▸ **Stored data**
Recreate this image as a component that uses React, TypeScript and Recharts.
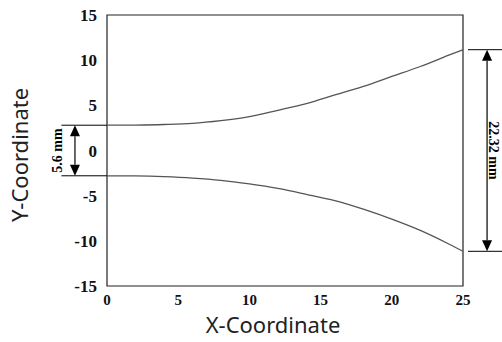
import { LineChart, Line, XAxis, YAxis, ReferenceArea, ReferenceLine } from 'recharts';

const xs = [0, 2, 4, 6, 8, 10, 12, 14, 16, 18, 20, 22, 24, 25];
const upper = [2.8, 2.82, 2.88, 3.0, 3.3, 3.74, 4.45, 5.2, 6.15, 7.1, 8.2, 9.3, 10.55, 11.16];
const lower = [-2.8, -2.82, -2.9, -3.05, -3.3, -3.7, -4.2, -4.85, -5.55, -6.5, -7.6, -8.85, -10.35, -11.16];
const xTicks = [0, 5, 10, 15, 20, 25];
const yTicks = [-15, -10, -5, 0, 5, 10, 15];

// dimension annotations (data units)
const inletHalf = 2.8;
const outletHalf = 11.16;
const leftExt = [-3.2, 0];
const leftArrowX = -2.25;
const rightExt = [25.35, 27.8];
const rightArrowX = 26.69;

const data = xs.map((x, i) => ({ x, upper: upper[i], lower: lower[i] }));

const serif = '"Liberation Serif", "Times New Roman", serif';
const yTickStyle = { fill: '#111', fontSize: 17, fontWeight: 700, fontFamily: serif };
const xTickStyle = { fill: '#111', fontSize: 15, fontWeight: 700, fontFamily: serif };
const dimFont = { fontSize: 14, fontWeight: 700, fontFamily: serif };
const titleFont = { fontSize: 22, fontFamily: '"Noto Sans", "Open Sans", sans-serif', fill: '#222' };

function DimArrow(props: any) {
  const { x1, y1, y2, text, tx, angle } = props;
  const top = Math.min(y1, y2);
  const bot = Math.max(y1, y2);
  const x = x1;
  const hl = 11;
  const hw = 5;
  const mid = (top + bot) / 2;
  return (
    <g>
      <line x1={x} y1={top + hl} x2={x} y2={bot - hl} stroke="#000" strokeWidth={1.2} />
      <polygon points={`${x},${top} ${x - hw},${top + hl} ${x + hw},${top + hl}`} fill="#000" />
      <polygon points={`${x},${bot} ${x - hw},${bot - hl} ${x + hw},${bot - hl}`} fill="#000" />
      <text
        x={x + tx}
        y={mid}
        textAnchor="middle"
        dominantBaseline="central"
        transform={`rotate(${angle}, ${x + tx}, ${mid})`}
        {...dimFont}
        fill="#000"
      >
        {text}
      </text>
    </g>
  );
}

export default function App() {
  return (
    <div style={{ position: 'absolute', left: 0, top: 0, background: '#fff' }}>
      <LineChart width={502} height={342} data={data} margin={{ top: 15, right: 39, bottom: 0, left: 0 }}>
        <XAxis
          dataKey="x"
          type="number"
          domain={[0, 25]}
          ticks={xTicks}
          tickLine={false}
          axisLine={false}
          height={56}
          tick={xTickStyle}
          label={{
            content: (p: any) => {
              const vb = p.viewBox;
              return (
                <text x={vb.x + vb.width / 2 - 12} y={324} textAnchor="middle" dominantBaseline="central" {...titleFont}>
                  X-Coordinate
                </text>
              );
            },
          }}
        />
        <YAxis
          type="number"
          domain={[-15, 15]}
          ticks={yTicks}
          tickLine={false}
          axisLine={false}
          width={107}
          tickMargin={4}
          tick={yTickStyle}
          label={{
            content: () => (
              <text x={19} y={155} textAnchor="middle" dominantBaseline="central" transform="rotate(-90, 19, 155)" {...titleFont}>
                Y-Coordinate
              </text>
            ),
          }}
        />
        <ReferenceArea x1={0} x2={25} y1={-15} y2={15} fill="none" stroke="#222" strokeWidth={1.2} ifOverflow="visible" />
        <Line dataKey="upper" type="monotone" stroke="#555" strokeWidth={1.3} dot={false} isAnimationActive={false} />
        <Line dataKey="lower" type="monotone" stroke="#555" strokeWidth={1.3} dot={false} isAnimationActive={false} />

        <ReferenceLine segment={[{ x: leftExt[0], y: inletHalf }, { x: leftExt[1], y: inletHalf }]} stroke="#000" strokeWidth={1} ifOverflow="visible" />
        <ReferenceLine segment={[{ x: leftExt[0], y: -inletHalf }, { x: leftExt[1], y: -inletHalf }]} stroke="#000" strokeWidth={1} ifOverflow="visible" />
        <ReferenceLine
          segment={[{ x: leftArrowX, y: inletHalf }, { x: leftArrowX, y: -inletHalf }]}
          ifOverflow="visible"
          shape={(p: any) => <DimArrow {...p} text="5.6 mm" tx={-17} angle={-90} />}
        />
        <ReferenceLine segment={[{ x: rightExt[0], y: outletHalf }, { x: rightExt[1], y: outletHalf }]} stroke="#000" strokeWidth={1} ifOverflow="visible" />
        <ReferenceLine segment={[{ x: rightExt[0], y: -outletHalf }, { x: rightExt[1], y: -outletHalf }]} stroke="#000" strokeWidth={1} ifOverflow="visible" />
        <ReferenceLine
          segment={[{ x: rightArrowX, y: outletHalf }, { x: rightArrowX, y: -outletHalf }]}
          ifOverflow="visible"
          shape={(p: any) => <DimArrow {...p} text="22.32 mm" tx={6} angle={90} />}
        />
      </LineChart>
    </div>
  );
}
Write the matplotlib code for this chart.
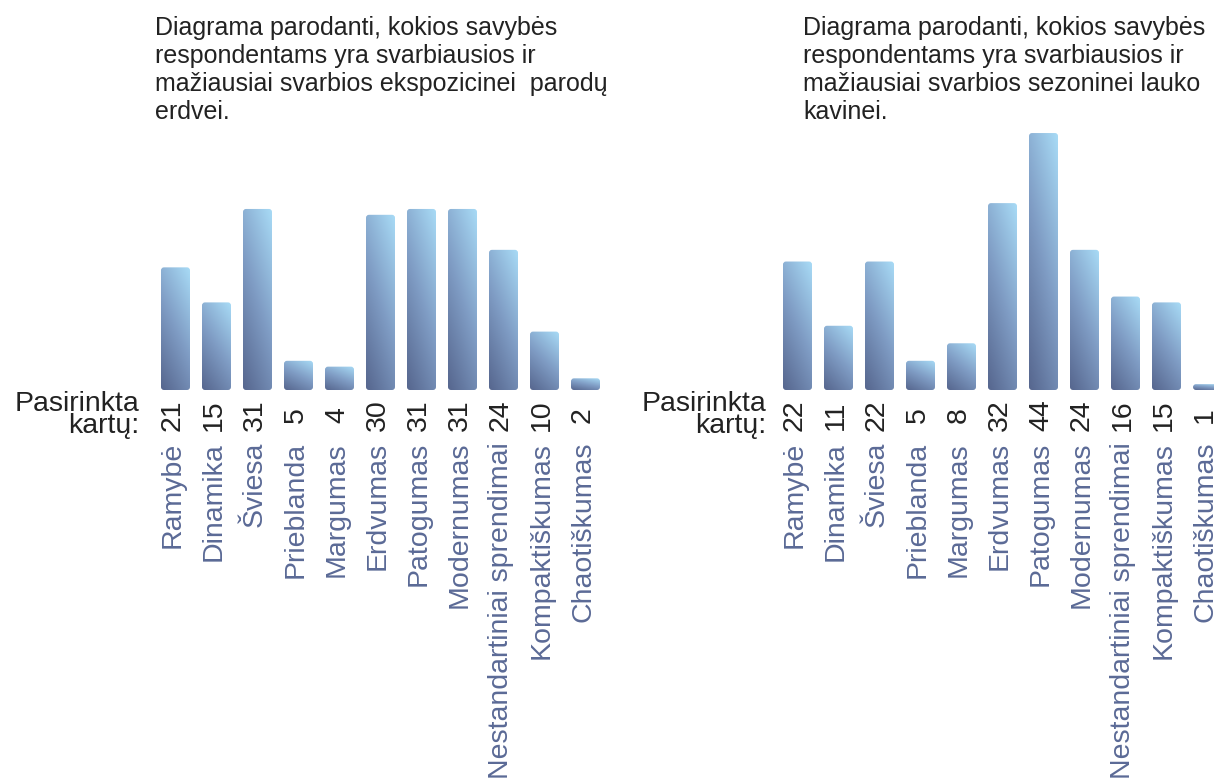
import numpy as np
import matplotlib
matplotlib.use("Agg")
import matplotlib.pyplot as plt
from matplotlib.patches import FancyBboxPatch
from matplotlib.colors import LinearSegmentedColormap
from matplotlib import transforms

plt.rcParams['font.family'] = ['Liberation Sans', 'DejaVu Sans']

categories = ["Ramybė", "Dinamika", "Šviesa", "Prieblanda", "Margumas", "Erdvumas",
              "Patogumas", "Modernumas", "Nestandartiniai sprendimai",
              "Kompaktiškumas", "Chaotiškumas"]
values_expo = [21, 15, 31, 5, 4, 30, 31, 31, 24, 10, 2]
values_cafe = [22, 11, 22, 5, 8, 32, 44, 24, 16, 15, 1]
title_expo = ["Diagrama parodanti, kokios savybės",
              "respondentams yra svarbiausios ir",
              "mažiausiai svarbios ekspozicinei  parodų",
              "erdvei."]
title_cafe = ["Diagrama parodanti, kokios savybės",
              "respondentams yra svarbiausios ir",
              "mažiausiai svarbios sezoninei lauko",
              "kavinei."]
side_label = "Pasirinkta\nkartų:"

W, H = 1214, 782
fig = plt.figure(figsize=(W / 100, H / 100), dpi=100)
fig.patch.set_facecolor('white')

cmap = LinearSegmentedColormap.from_list("g", ["#56668e", "#7f9cc4", "#a8dbf6"])
name_color = "#5b6a96"
num_color = "#222222"
FS = 20.5

PXU = 5.84      # pixels per value unit
STEP = 41.0     # pixels per category
YMAX = 46


def px_ax(left, base, width, top_units):
    h = top_units * PXU
    return fig.add_axes([left / W, 1 - base / H, width / W, h / H])


def draw_panel(left_px, values, title, title_px, side_right_px):
    n = len(values)
    ax = px_ax(left_px, 390, STEP * n, YMAX)
    ax.set_xlim(-0.5, n - 0.5)
    ax.set_ylim(0, YMAX)
    ax.axis('off')
    x = np.arange(n)
    bars = ax.bar(x, values, width=29 / STEP, color='none', edgecolor='none')
    r_px = 3.0
    rx = r_px / STEP
    ry = r_px / PXU
    u = np.linspace(0, 1, 64)
    v = np.linspace(0, 1, 256)
    U, V = np.meshgrid(u, v)
    grad = 0.33 * U + 0.67 * V
    for b in bars:
        bx, by, bw, bh = b.get_x(), b.get_y(), b.get_width(), b.get_height()
        patch = FancyBboxPatch((bx, by), bw, bh,
                               boxstyle=f"round,pad=0,rounding_size={rx}",
                               mutation_aspect=ry / rx,
                               facecolor='none', edgecolor='none')
        ax.add_patch(patch)
        im = ax.imshow(grad, cmap=cmap, origin='lower', aspect='auto',
                       extent=(bx, bx + bw, by, by + bh), vmin=0, vmax=1,
                       interpolation='bilinear')
        im.set_clip_path(patch)
    ax.set_xlim(-0.5, n - 0.5)
    ax.set_ylim(0, YMAX)

    blend = transforms.blended_transform_factory(ax.transData, transforms.IdentityTransform())
    for i, (c, val) in enumerate(zip(categories, values)):
        ax.text(i - 0.06, H - 415, str(val), rotation=90, ha='center', va='center',
                fontsize=FS, color=num_color, transform=blend, clip_on=False)
        ax.text(i - 0.06, H - 442, c, rotation=90, ha='center', va='top',
                fontsize=FS, color=name_color, transform=blend, clip_on=False)

    fig.text(side_right_px / W, 1 - 391 / H, side_label, ha='right', va='top',
             multialignment='right', linespacing=0.78,
             fontsize=FS, color=num_color)

    for k, line in enumerate(title):
        fig.text(title_px / W, 1 - (35 + 28 * k) / H, line, ha='left', va='baseline',
                 fontsize=18, color='#222222')


draw_panel(155, values_expo, title_expo, 155, 139)
draw_panel(777, values_cafe, title_cafe, 803, 766)

fig.savefig("out.png", dpi=100, facecolor='white')
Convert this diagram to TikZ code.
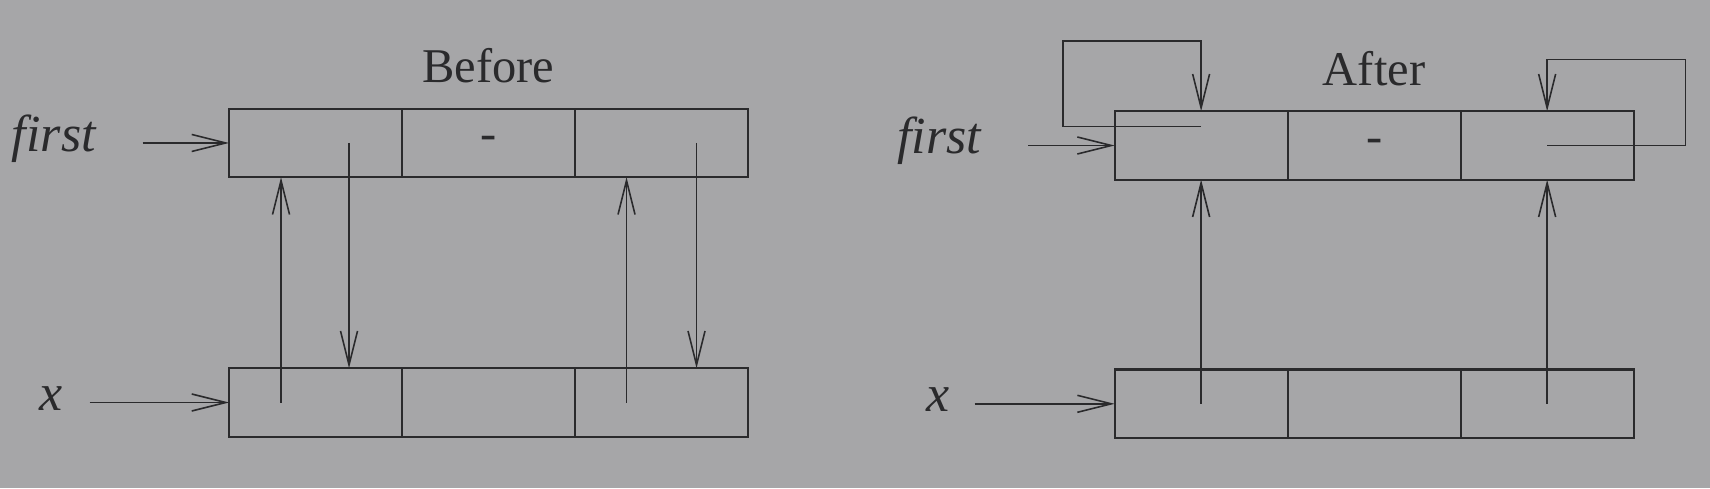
\documentclass[tikz,border=0pt]{standalone}
\usepackage{fontspec}
\setmainfont{Liberation Serif}
\usetikzlibrary{
	calc,
	positioning,
	arrows.meta
}
\definecolor{bggrey}{RGB}{166,166,168}
\definecolor{ink}{RGB}{42,42,44}

\begin{document}
\begin{tikzpicture}[
	>={Straight Barb[length=3.4mm, width=1.7mm]},
	line width=0.45pt,
	ink,
	cell/.style={draw, rectangle, line width=0.6pt, minimum width=1.73cm, minimum height=0.685cm, inner sep=0, outer sep=0},
	lbl/.style={inner sep=0, font=\fontsize{13.8}{16}\selectfont},
	varlbl/.style={inner sep=0, font=\fontsize{14.8}{17}\selectfont\itshape}
]
	\fill[bggrey] (0,0) rectangle (17.1,4.88);
	\useasboundingbox (0,0) rectangle (17.1,4.88);

	\node(bf1)[cell] at (3.155,3.45) {};
	\node(bf2)[cell, right=0pt of bf1, lbl] {-};
	\node(bf3)[cell, right=0pt of bf2] {};

	\node(bx1)[cell] at (3.155,0.855) {};
	\node(bx2)[cell, right=0pt of bx1] {};
	\node(bx3)[cell, right=0pt of bx2] {};

	\node(af1)[cell] at (12.011,3.425) {};
	\node(af2)[cell, right=0pt of af1, lbl] {-};
	\node(af3)[cell, right=0pt of af2] {};

	\node(ax1)[cell] at (12.011,0.842) {};
	\node(ax2)[cell, right=0pt of ax1] {};
	\node(ax3)[cell, right=0pt of ax2] {};

	\node(before)[lbl, anchor=base] at ($(bf2.north) + (0, 0.263)$) {Before};
	\node(after)[lbl, anchor=base] at ($(af2.north) + (0, 0.26)$) {After};

	\coordinate (bfs) at ($(bf1.west) + (-0.865, 0)$);
	\coordinate (bxs) at ($(bx1.west) + (-1.395, 0)$);
	\coordinate (afs) at ($(af1.west) + (-0.866, 0)$);
	\coordinate (axs) at ($(ax1.west) + (-1.40, 0)$);

	\draw[->] (bfs) -- (bf1.west);
	\draw[->] (bxs) -- (bx1.west);
	\draw[->] (afs) -- (af1.west);
	\draw[->] (axs) -- (ax1.west);

	\node(bfirst)[varlbl, anchor=mid east] at ($(bfs) + (-0.46, 0)$) {first};
	\node(bxname)[varlbl, anchor=mid east] at ($(bxs) + (-0.265, 0)$) {x};
	\node(afirst)[varlbl, anchor=mid east] at ($(afs) + (-0.46, 0)$) {first};
	\node(axname)[varlbl, anchor=mid east] at ($(axs) + (-0.245, 0)$) {x};

	\coordinate (bp1) at ($(bx1.center) + (-0.345, 0)$);
	\coordinate (bq1) at ($(bf1.center) + (0.335, 0)$);
	\coordinate (bp3) at ($(bx3.center) + (-0.35, 0)$);
	\coordinate (bq3) at ($(bf3.center) + (0.35, 0)$);

	\draw[->] (bp1) -- (bp1 |- bf1.south);
	\draw[->] (bq1) -- (bq1 |- bx1.north);
	\draw[->] (bp3) -- (bp3 |- bf3.south);
	\draw[->] (bq3) -- (bq3 |- bx3.north);

	\draw[->] (ax1.center) -- (af1.south);
	\draw[->] (ax3.center) -- (af3.south);

	\coordinate (al1) at ($(af1.center) + (0, 0.19)$);
	\draw[->] (al1) -- ++(-1.38, 0) |- ($(af1.north) + (0, 0.703)$) -- (af1.north);
	\draw[->] (af3.center) -- ++(1.385, 0) |- ($(af3.north) + (0, 0.517)$) -- (af3.north);
\end{tikzpicture}
\end{document}
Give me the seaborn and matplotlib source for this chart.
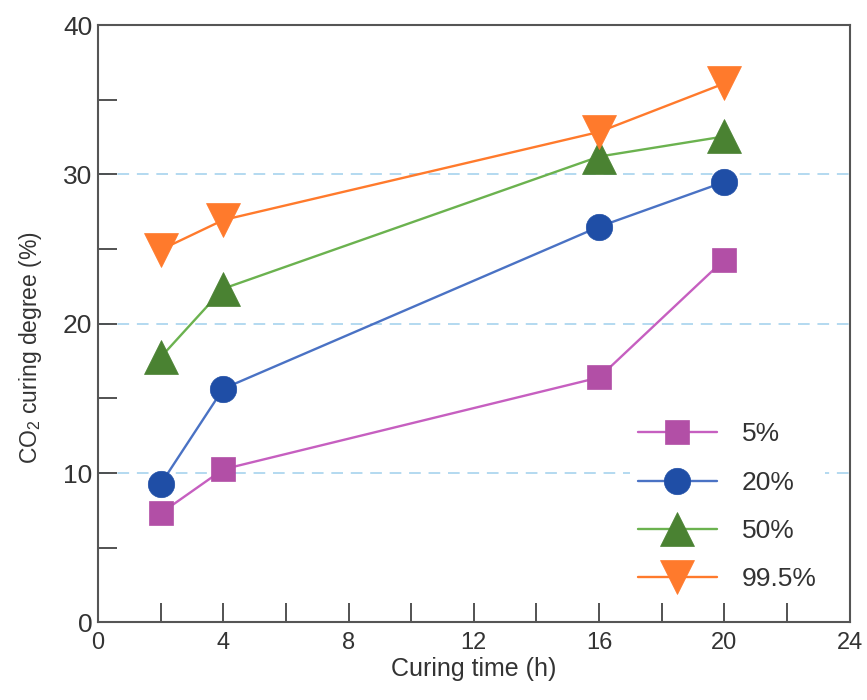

▸ **Task prompt**
Only lines belong in the copy: transcribe those from the start of the data through the line that contains "YAxis, ReferenceArea, ReferenceLine", and skip the pictures.

▸ **Written solution**
Recreate this image as a component that uses React, TypeScript and Recharts.
import { LineChart, Line, XAxis, YAxis, ReferenceArea, ReferenceLine } from 'recharts';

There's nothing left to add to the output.